===== Material supplied =====
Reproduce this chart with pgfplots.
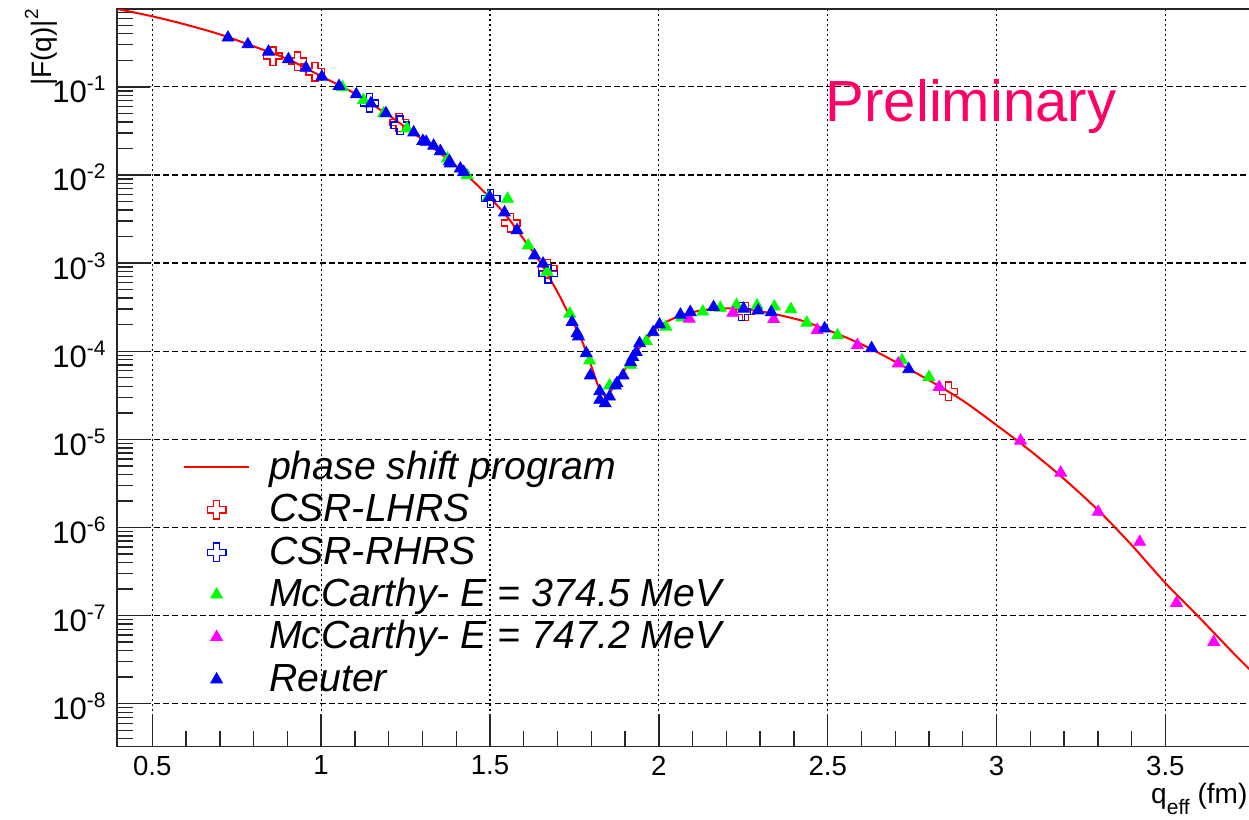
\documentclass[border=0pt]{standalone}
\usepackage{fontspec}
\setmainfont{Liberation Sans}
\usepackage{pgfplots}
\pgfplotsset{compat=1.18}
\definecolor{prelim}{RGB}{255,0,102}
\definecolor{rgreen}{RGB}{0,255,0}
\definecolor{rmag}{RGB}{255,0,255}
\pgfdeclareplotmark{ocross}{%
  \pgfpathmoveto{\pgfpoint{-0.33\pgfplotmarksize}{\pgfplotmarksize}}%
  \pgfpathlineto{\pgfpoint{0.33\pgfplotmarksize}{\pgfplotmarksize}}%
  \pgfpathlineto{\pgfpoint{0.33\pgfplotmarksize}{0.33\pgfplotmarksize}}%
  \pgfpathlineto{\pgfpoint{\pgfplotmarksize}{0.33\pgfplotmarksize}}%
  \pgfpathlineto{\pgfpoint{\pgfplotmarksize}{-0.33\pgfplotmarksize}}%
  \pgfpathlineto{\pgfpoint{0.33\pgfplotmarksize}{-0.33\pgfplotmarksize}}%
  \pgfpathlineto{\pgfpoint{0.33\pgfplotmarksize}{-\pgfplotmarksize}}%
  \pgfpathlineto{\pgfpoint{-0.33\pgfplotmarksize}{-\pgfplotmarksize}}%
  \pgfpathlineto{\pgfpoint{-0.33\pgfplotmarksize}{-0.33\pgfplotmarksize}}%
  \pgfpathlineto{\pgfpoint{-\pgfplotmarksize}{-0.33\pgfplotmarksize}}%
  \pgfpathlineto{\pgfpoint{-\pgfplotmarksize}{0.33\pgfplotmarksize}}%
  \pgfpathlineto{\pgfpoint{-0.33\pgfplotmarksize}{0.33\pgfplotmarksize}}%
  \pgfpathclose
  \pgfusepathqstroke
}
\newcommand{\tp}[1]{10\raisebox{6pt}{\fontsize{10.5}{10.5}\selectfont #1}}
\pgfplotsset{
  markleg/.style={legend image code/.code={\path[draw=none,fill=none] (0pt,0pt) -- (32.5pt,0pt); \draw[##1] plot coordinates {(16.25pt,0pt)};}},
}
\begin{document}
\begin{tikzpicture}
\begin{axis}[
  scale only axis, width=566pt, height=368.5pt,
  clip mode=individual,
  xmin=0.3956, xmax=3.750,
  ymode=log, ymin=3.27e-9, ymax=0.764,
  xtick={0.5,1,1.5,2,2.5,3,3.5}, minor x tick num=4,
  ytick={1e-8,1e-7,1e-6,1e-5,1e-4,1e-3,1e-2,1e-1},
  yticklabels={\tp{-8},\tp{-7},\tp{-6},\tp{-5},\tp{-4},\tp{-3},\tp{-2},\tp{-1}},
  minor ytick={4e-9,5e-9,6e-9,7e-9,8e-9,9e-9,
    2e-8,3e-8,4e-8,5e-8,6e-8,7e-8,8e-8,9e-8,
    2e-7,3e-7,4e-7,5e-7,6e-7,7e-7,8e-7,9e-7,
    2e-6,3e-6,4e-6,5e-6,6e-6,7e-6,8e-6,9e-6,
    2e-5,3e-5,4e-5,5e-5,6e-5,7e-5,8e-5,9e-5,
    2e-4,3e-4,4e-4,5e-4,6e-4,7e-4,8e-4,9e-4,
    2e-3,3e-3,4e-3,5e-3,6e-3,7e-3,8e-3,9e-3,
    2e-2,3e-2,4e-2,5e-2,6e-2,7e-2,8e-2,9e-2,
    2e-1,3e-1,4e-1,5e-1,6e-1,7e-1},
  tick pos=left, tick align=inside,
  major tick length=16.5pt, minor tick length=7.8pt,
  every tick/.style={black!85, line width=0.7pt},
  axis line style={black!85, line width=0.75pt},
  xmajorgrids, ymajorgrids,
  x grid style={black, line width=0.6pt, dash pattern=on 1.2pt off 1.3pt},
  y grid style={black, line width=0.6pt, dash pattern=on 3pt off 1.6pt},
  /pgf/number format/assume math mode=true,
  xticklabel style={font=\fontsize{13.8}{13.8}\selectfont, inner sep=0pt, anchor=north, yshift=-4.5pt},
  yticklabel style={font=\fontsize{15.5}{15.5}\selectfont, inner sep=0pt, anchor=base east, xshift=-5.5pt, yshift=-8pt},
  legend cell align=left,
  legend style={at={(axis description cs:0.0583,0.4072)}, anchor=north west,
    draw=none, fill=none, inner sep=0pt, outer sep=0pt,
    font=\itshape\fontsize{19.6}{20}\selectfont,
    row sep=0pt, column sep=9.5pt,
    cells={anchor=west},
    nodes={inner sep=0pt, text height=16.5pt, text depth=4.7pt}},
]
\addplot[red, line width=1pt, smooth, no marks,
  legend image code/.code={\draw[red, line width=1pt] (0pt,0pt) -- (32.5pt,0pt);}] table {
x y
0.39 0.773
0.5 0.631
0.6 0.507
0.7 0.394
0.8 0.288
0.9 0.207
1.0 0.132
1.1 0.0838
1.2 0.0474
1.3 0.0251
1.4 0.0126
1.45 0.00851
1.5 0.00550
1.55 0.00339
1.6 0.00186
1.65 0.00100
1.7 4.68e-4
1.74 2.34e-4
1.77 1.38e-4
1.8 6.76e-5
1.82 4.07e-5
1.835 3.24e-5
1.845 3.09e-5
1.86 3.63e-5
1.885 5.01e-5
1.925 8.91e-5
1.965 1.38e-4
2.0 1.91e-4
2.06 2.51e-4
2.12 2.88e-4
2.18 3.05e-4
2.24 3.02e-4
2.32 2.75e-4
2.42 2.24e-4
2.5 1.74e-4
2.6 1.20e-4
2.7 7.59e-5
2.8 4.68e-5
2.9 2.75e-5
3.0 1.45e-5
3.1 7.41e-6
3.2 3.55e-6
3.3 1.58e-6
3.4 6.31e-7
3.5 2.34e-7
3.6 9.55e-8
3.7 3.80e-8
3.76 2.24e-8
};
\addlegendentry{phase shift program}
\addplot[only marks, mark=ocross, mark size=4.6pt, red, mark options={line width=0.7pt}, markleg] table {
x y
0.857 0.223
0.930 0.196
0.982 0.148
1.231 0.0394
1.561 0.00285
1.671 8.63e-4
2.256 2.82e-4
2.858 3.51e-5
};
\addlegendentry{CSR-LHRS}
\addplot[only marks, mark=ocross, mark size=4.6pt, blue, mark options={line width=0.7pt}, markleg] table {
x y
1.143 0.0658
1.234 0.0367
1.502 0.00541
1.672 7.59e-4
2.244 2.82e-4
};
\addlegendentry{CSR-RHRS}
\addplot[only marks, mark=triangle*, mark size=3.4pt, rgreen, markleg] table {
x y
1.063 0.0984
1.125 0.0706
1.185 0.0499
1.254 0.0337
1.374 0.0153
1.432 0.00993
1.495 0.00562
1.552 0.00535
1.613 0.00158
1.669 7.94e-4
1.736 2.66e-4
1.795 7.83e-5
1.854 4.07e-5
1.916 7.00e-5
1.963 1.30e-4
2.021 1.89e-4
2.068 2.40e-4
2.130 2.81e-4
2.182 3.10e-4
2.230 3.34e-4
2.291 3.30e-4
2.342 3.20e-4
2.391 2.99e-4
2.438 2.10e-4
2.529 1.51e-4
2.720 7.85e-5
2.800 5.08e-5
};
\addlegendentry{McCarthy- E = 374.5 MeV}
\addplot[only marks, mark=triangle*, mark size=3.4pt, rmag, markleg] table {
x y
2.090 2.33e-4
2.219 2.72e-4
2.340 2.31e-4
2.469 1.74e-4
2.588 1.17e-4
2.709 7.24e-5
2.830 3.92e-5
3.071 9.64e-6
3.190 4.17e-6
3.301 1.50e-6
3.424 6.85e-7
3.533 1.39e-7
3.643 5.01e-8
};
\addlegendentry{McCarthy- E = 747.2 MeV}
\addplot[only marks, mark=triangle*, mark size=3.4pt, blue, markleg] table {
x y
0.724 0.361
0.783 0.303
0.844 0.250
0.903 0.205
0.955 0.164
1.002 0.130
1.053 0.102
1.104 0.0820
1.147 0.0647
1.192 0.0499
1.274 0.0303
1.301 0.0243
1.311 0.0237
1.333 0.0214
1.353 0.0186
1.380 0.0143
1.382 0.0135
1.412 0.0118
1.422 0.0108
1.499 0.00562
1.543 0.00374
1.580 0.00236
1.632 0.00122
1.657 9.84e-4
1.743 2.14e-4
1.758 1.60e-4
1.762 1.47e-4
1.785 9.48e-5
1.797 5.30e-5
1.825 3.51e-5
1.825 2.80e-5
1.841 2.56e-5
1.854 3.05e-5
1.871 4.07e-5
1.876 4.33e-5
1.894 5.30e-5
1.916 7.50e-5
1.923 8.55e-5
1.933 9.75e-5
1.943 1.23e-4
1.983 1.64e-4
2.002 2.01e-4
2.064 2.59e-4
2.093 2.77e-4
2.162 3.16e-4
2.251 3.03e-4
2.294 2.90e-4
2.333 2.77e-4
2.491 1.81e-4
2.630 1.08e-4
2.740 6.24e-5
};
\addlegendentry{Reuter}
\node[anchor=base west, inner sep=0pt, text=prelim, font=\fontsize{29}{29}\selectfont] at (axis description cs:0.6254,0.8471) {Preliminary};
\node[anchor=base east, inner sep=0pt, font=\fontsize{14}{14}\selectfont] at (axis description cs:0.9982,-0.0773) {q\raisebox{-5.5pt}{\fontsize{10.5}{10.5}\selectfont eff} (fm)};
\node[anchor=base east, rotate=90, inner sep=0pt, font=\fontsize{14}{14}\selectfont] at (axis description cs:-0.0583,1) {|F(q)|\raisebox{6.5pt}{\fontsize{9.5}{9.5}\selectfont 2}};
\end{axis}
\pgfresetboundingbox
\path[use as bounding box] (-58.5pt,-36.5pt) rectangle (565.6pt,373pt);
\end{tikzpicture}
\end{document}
=====
===== Material supplied =====
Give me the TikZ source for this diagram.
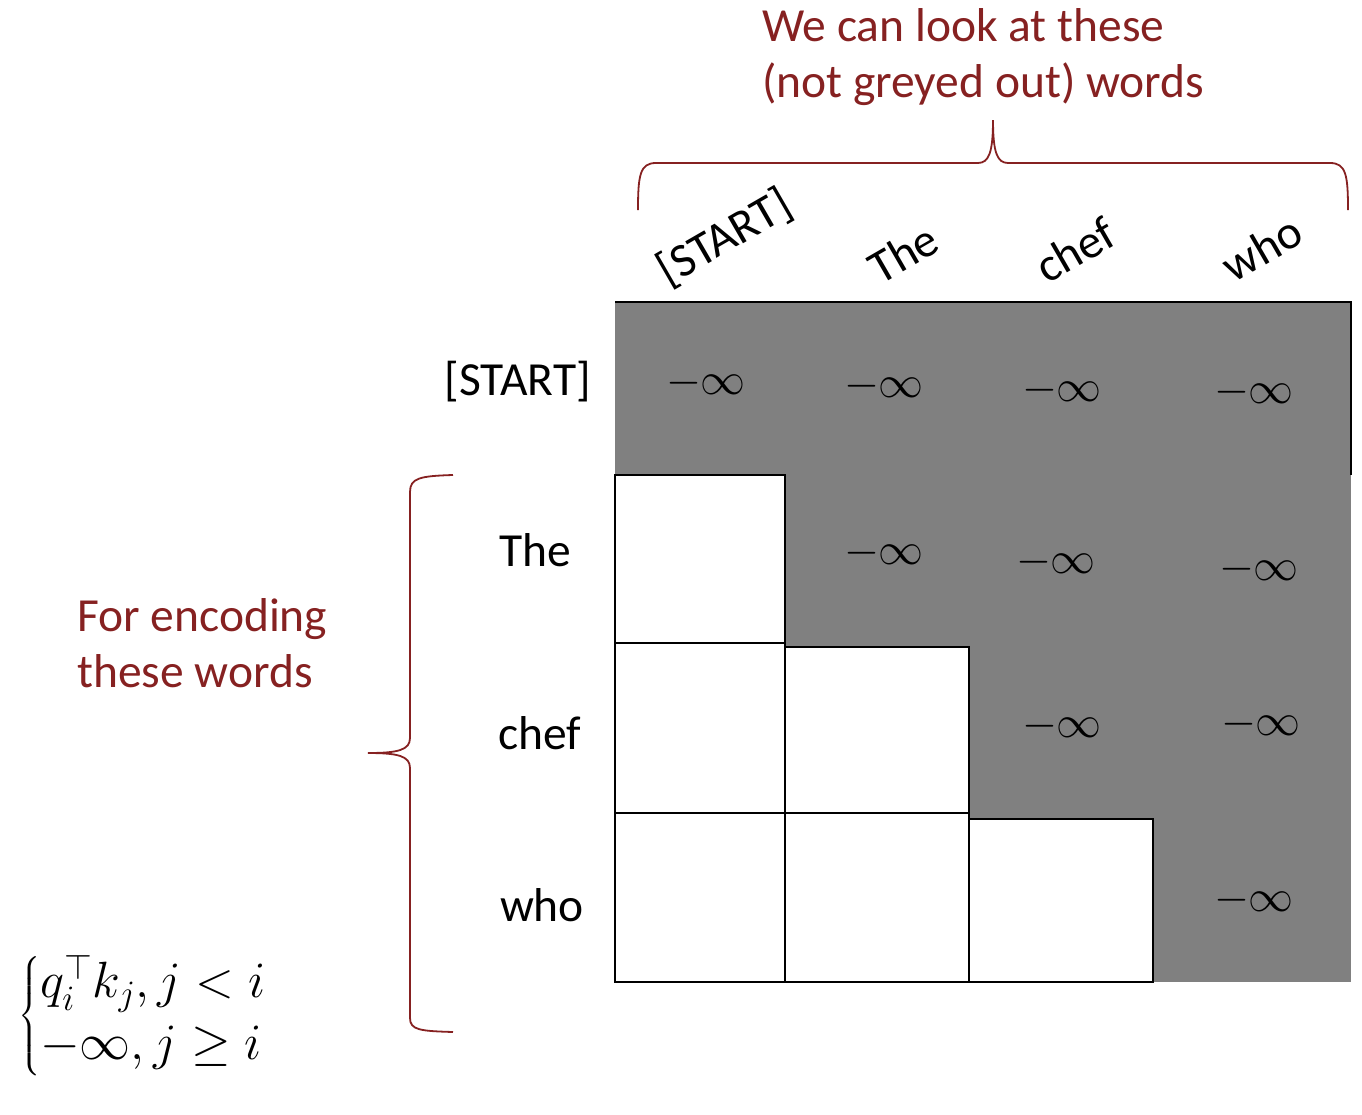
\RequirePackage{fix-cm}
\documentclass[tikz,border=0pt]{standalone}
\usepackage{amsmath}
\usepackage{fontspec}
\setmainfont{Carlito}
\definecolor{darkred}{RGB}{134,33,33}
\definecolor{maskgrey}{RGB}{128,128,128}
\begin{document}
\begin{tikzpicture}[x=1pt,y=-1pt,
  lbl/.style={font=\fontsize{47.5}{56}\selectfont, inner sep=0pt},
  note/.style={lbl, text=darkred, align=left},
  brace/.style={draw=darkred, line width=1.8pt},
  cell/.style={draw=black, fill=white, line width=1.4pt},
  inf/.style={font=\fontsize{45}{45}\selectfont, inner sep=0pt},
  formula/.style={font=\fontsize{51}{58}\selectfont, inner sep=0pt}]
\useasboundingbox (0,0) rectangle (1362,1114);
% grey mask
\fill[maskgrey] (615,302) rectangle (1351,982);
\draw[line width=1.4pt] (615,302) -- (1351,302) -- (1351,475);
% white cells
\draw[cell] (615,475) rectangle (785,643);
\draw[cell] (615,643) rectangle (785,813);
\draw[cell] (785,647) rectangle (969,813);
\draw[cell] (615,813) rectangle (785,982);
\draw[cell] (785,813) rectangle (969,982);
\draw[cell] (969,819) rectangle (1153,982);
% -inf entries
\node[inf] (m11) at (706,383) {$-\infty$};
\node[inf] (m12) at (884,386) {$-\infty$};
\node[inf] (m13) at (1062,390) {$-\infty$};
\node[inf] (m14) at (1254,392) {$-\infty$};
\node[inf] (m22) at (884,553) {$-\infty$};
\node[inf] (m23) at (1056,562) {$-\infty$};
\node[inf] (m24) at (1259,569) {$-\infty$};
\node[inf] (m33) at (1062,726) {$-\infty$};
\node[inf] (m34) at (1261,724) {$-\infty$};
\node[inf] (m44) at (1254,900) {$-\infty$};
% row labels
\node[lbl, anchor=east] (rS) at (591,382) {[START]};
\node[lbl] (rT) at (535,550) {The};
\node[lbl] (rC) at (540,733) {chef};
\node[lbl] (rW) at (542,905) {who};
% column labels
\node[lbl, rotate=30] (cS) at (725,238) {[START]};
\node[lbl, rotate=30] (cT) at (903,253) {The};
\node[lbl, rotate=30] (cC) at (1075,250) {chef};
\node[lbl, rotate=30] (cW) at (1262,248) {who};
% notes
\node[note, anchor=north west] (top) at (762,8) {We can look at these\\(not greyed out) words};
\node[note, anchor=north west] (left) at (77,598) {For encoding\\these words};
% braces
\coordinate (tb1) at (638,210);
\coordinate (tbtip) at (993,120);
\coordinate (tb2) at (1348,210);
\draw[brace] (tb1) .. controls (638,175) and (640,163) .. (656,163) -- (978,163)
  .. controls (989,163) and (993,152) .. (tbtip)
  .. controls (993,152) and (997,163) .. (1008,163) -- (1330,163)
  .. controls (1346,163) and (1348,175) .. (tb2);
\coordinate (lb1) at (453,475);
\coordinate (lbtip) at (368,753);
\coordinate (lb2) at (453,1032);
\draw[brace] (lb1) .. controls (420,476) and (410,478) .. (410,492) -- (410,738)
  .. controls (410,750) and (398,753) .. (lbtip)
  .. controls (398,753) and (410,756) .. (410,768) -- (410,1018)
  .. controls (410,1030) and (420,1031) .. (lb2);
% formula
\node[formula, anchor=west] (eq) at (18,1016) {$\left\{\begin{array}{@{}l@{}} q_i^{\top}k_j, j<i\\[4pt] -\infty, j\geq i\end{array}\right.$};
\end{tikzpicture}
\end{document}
=====
===== Material supplied =====
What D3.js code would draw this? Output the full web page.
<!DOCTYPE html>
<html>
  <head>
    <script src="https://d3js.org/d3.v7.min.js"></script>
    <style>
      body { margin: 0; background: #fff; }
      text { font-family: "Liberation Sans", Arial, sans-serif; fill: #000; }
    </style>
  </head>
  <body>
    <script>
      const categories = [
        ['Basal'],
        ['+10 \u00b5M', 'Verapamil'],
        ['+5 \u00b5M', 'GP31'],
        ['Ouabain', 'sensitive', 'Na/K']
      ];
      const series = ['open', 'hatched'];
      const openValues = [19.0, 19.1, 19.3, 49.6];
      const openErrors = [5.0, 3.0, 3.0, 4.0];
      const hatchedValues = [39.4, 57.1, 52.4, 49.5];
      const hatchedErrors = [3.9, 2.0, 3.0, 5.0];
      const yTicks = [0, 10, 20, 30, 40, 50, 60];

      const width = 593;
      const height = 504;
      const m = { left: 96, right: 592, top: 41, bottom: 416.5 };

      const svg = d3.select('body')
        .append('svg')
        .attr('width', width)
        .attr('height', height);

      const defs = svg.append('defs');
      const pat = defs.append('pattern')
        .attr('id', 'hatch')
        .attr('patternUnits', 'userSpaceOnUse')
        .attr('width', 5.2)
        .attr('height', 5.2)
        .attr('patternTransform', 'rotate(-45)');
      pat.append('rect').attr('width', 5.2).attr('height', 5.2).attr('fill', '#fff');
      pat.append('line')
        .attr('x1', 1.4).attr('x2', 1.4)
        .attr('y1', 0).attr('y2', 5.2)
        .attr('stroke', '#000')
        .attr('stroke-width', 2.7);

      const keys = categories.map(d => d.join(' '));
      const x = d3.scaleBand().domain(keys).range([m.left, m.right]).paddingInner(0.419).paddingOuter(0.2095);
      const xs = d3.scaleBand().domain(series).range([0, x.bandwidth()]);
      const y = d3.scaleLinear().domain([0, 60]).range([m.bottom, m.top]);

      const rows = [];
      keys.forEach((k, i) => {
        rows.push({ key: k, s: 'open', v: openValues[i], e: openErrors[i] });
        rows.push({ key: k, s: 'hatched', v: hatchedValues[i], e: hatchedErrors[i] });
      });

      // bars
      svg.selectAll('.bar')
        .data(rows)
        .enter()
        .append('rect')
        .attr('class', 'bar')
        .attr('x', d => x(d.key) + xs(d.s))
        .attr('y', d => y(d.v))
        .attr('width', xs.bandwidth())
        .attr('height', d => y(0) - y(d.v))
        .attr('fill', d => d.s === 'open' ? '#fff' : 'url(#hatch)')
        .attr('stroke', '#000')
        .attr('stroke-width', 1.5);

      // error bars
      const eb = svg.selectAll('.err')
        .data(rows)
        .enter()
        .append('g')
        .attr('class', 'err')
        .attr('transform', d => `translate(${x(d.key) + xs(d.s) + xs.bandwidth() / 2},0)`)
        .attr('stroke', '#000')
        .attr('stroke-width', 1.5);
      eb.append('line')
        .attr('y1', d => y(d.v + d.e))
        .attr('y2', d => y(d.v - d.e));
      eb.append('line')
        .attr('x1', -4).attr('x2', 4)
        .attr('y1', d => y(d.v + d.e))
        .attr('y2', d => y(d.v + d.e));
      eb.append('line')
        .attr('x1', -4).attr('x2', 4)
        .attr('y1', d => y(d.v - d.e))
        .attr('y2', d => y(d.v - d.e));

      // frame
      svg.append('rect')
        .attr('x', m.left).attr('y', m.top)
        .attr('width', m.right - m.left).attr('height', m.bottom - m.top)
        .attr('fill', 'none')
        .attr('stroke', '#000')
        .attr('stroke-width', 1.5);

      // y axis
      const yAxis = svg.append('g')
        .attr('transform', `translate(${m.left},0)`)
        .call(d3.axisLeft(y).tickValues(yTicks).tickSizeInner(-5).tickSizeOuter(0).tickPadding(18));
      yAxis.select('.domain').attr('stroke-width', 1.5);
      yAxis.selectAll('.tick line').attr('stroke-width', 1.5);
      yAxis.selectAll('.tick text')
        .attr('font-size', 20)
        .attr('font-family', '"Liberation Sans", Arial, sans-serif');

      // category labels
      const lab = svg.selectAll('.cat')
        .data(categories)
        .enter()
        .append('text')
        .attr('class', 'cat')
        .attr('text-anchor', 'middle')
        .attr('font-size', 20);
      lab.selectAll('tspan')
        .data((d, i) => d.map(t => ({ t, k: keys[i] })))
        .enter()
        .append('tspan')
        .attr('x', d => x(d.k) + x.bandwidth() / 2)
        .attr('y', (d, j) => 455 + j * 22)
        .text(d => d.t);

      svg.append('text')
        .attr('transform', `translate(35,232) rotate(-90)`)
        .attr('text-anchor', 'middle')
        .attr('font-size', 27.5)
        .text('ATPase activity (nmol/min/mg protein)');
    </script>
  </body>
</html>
=====
The problem
Check each line above for the string "code" and show the ones that have it.

Full answer
  markleg/.style={legend image code/.code={\path[draw=none,fill=none] (0pt,0pt) -- (32.5pt,0pt); \draw[##1] plot coordinates {(16.25pt,0pt)};}},
  legend image code/.code={\draw[red, line width=1pt] (0pt,0pt) -- (32.5pt,0pt);}] table {
What D3.js code would draw this? Output the full web page.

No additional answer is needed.